DETAILED DESCRIPTION OF THE INVENTION

(15) Referring generally now to FIGS. 1-3 prior art stacker cranes have included center of gravities that fall outside the footprint of the turning device. This is especially true when the stacker cranes are loaded with a water craft as shown in FIGS. 1 and 2. In these images, as explained graphically in FIG. 3, the loading of the water craft, and its center of gravity, takes the overall center of gravity of the water craft and the conventional stacker crane assembly outside the footprint of the rotating device. As previously mentioned this puts a large amount of strain on the rotating device, mast, and overall stacker crane assembly. This strain either causes premature failure in this stacker crane assembly or mandates large expensive devices that are over engineered in order to counteract this center of gravity phenomenon that occurs outside the turning device footprint.

(16) Referring now generally to FIGS. 4-13, a stacker crane is shown and generally designated by the numeral 10. The stacker crane 10 is for moving of a watercraft 12, which can be described as a boat 12, that includes a water craft mass. The stacker crane 12 is used in a water craft storage facility 14 having a storage modules 16. The stacker crane 10 comprises a bridge 18, a trolley 20, a mast device 22, and a lifting assembly 24.

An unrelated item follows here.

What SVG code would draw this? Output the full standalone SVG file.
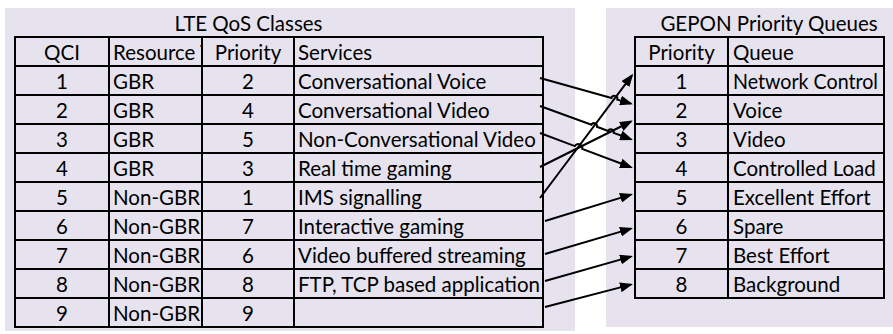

(17) The bridge 18 is operatively suspended in the water craft storage facility 14 and includes a length 19. The trolley 20 is connected to the bridge 18 and is positioned to translate along the length 19 of the bridge 18. The trolley 20 includes a trolley center of rotation 26, a trolley mass, and a trolley footprint.

(18) The mast device 22 is connected to the bridge 18 and the trolley 20. The mast device includes a top 28, a stanchion 30, and a mast device mass. The top includes a first end 32 and a second end 34 wherein the first end 32 is substantially vertically aligned with the trolley center of rotation 26 while the second end 34 is attached to the stanchion 30. The stanchion 30 includes a length 31 having an axis 36 that is substantially vertically offset from the trolley center of rotation 26.

(19) The lifting assembly 24 is attached to the stanchion 30 and includes lifting armatures 38 shaped to accept the water craft 12. The lifting assembly 24 further includes a lift assembly mass and is further positioned to translate vertically along the length 31 of the stanchion 30.

(20) In one embodiment, the trolley 20 further includes a rotating turntable 40 positioned to establish the trolley's center of rotation 26. The rotating turntable 40 is positioned opposite the connection of the trolley 20 to the bridge 18. The trolley 20, with the aid of the rotating turntable 40, can rotate at least 180 degrees about the trolley's center of rotation 26. In one embodiment, the trolley 20 can rotate 360 degrees about the trolley's center of rotation 26. Further, the rotating turntable 40 can be supported by the remainder of the trolley 20 by a bearing type arrangement, such as a thrust bearing. Since this bearing is positioned above the remainder of the trolley 20 and the bridge 18, any failure in the bearing when transporting the load, such as the water craft 12, does not allow the mast device 22 to breaking free from the bridge 18 or dropping the mast device 22 and the water craft 12.

(21) In an embodiment, the axis 36 of the stanchions 30 is positioned outside the trolley footprint a distance approximately equal to the length of the top 28 of the mast device 22. This positioning facilitates the location of the loaded stacker crane system to be within the trolley footprint.

(22) In an embodiment, the trolley mass and the device mass combine to establish an unloaded center of rotation wherein the unloaded center of rotation is within the trolley footprint. Additionally, when a water craft 12 is loaded onto the lifting armatures 38 the water craft mass, the trolley mass, and the mast device mass combine to establish a loaded center of rotation or a loaded center of gravity, wherein the loaded center of rotation is also within the trolley footprint 21. In an embodiment, the loaded center of rotation is approximately vertically aligned with the trolley's center of rotation 26. Alternately described, the trolley mass and the mast device mass combine to establish an unloaded center of mass wherein the unloaded center of mass is within the trolley footprint 21. Additionally, when a water craft 12 is loaded onto the lifting arms 38, the water craft mass, the trolley mass and the mast device mass combine to establish a loaded center of mass and the loaded center of mass is within the trolley footprint 21.

(23) Again, this loading and arrangement of the loaded center of mass facilitates a substantial alignment of the trolley center of rotation 26 with the loaded center of mass, or loaded center of gravity. This approximate alignment greatly reduces the stress and strain on the stacker crane 10 when loaded with a water craft 12. This reduced strain allows a leaner stacker crane 10 device such that the inventive stacker crane does not require the amount of redundancies or materials used in conventional stacker cranes. This greatly reduces the weight, manufacturing time, strain on the water craft facility 14, and the overall cost of the inventive stacker crane 10.

(24) Thus, although there have been described particular embodiments of the present invention of a new and useful Boat Storage Stacker with Rotatable and Offset Mast, it is not intended that such references be construed as limitations upon the scope of this disclosure.